Bill Would Also Deny Spouse Control over Funeral if the Spouse is Charged with Intentional Killing of Deceased
TRENTON – A bill sponsored by Senator Fred H. Madden which would amend current law to prohibit a deceased person’s spouse from making funeral arrangements if the deceased had a restraining order against the spouse or the spouse was charged in murdering the person was unanimously approved by the Senate Judiciary Committee today.
“A funeral can be a difficult time for the deceased’s loved ones, and sometimes, family members make decisions that not everyone agrees with,” said Senator Madden, D-Gloucester and Camden. “However, I think it becomes a complete mockery of the person’s memory if a violent, estranged or accused spouse is given control of the deceased person’s remains. In those instances when foul play is suspected or a restraining order has been issued, the funeral arrangements should be made by other family members.”
The bill, S-2530, would amend the law dictating the order of persons who have control over the funeral and disposition of human remains in the event that the deceased person did not leave instructions in a last will and testament. Under the current law, the surviving spouse or domestic partner has first priority, regardless of whether or not a restraining order has been issued or the spouse is charged with the intentional killing of the person. In addition to updated the current law to include civil union partners, as opposed to domestic partners, the bill would prohibit spouses from controlling the disposition of remains if a temporary or permanent restraining order had been put in place, or if the spouse was charged with murder.

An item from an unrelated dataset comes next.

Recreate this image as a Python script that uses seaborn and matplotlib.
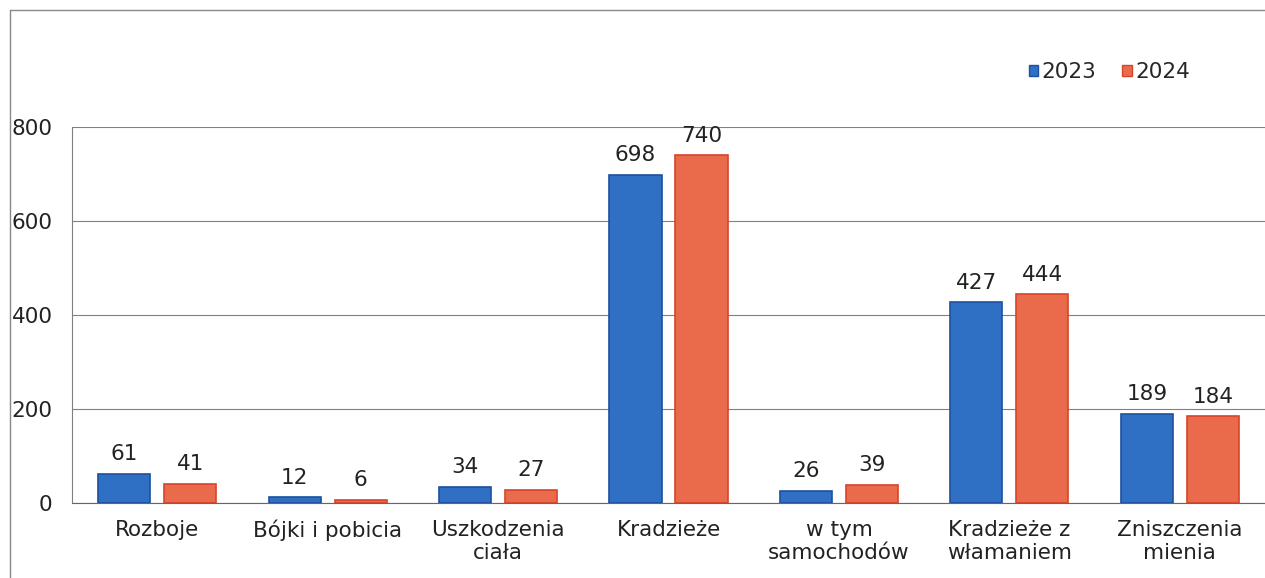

“As much as possible, we want to avoid a situation like the one that took place in California centered around the murder of Laci Peterson and her unborn son by her husband, Scott,” said Senator Madden. “In that case, while the trial of Scott Peterson was taking place, Laci’s parents were rightfully granted the authority under the eyes of the law to bury their daughter and unborn grandson. Through this bill, we want to make sure that in New Jersey, the same moral and just outcome that took place in the Peterson case regarding the funeral arrangements for Laci and Conner be allowed to take place in the Garden State, and that the memory and last wishes of the deceased be honored.”
The bill now heads to the full Senate for consideration.